For public colleges and universities, enrollment data typically exists within system-level data files in an aggregate form, organized by sector (community college, comprehensive university) and institution. Often these data systems are not organized by student-unit records in which students have a unique identifiers. The lack of unique identifier makes it difficult for colleges to track students over time, including through in-system transfers, or intermittent enrollment. 

Allowing administrators to access student-unit record data across institutions, or sectors, in a given system can provide more accurate data on time to completion.  It can also mitigate delays often caused by missing data: lack of credit at transfer, delays in registration, and financial aid ineligibility. Beyond avoiding bureaucratic delays, better data management can facilitate needed analysis on time to completion to leverage policy and programs changes, and remove identified barriers. Putting this information in the hands of students (e.g. information on degree requirements) could also potentially expedite students' path to completion.

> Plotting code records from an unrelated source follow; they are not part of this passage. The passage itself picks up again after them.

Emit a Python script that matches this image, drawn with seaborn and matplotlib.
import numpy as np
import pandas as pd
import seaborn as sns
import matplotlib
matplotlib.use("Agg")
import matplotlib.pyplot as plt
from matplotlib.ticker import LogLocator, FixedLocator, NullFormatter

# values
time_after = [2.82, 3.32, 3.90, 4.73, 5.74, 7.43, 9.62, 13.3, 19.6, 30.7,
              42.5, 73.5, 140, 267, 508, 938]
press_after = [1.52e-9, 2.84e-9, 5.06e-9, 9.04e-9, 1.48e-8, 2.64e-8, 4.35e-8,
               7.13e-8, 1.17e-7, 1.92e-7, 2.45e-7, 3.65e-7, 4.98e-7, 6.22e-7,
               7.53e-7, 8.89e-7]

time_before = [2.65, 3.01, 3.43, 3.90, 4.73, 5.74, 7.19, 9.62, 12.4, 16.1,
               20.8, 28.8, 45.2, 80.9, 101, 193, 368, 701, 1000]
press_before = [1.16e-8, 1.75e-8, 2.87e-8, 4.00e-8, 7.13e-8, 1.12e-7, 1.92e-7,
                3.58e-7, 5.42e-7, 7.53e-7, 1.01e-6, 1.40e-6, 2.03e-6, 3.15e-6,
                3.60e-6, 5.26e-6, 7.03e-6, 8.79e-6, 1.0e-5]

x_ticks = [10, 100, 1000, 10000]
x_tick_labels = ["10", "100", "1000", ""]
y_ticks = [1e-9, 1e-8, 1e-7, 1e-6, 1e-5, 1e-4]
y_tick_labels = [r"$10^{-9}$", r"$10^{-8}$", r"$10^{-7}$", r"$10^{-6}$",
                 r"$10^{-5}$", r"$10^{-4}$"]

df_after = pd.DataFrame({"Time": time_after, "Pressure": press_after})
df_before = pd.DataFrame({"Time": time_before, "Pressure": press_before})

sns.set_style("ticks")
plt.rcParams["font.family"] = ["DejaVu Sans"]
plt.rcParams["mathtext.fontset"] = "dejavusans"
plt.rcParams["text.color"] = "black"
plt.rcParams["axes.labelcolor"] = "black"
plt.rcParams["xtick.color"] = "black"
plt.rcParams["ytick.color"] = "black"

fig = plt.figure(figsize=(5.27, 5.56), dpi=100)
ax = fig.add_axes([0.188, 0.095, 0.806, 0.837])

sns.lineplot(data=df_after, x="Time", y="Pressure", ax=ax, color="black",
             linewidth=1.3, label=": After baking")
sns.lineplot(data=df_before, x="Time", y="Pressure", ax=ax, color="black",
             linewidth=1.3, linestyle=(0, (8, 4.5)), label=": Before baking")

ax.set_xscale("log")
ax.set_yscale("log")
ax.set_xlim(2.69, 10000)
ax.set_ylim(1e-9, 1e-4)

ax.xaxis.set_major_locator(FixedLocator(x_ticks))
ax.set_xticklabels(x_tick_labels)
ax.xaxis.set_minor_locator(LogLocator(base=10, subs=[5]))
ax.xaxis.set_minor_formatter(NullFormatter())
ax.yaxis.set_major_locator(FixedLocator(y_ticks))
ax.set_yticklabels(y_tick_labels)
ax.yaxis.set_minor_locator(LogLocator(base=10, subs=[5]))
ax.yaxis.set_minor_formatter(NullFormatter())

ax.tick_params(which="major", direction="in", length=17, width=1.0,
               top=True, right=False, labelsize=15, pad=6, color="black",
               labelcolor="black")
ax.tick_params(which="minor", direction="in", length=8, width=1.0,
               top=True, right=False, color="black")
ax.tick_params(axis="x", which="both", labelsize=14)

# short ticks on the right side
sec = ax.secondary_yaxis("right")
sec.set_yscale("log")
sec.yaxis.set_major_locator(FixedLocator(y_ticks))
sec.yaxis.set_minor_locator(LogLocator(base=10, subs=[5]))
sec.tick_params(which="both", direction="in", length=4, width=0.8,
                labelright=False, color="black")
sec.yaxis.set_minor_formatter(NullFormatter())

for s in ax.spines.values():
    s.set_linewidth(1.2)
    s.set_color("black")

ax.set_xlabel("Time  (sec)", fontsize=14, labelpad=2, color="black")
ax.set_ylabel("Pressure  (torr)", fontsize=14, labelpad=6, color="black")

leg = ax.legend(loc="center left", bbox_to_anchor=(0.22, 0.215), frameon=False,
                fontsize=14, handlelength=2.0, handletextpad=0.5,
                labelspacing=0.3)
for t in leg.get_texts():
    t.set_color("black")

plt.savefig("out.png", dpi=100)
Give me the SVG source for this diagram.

More on Comprehensive Tracking Systems

 


Proto-majors
 

Proto-majors are concentrations of courses within a disciplinary area that allow students in their first and second year to focus on courses in a more general area in which they feel they are likely to major (e.g. arts, humanities, life sciences).  By selecting a "proto-major" soon after matriculation, students can complete both general education requirements and potential major requirements early in their academic careers. They can also be better informed about choices for majors early in their coursework, at a time when changing majors will not result in additional prerequisites.  If students do change majors, they may do so with minimal credit loss and only if choosing a major outside the a larger academic discipline of the proto-major.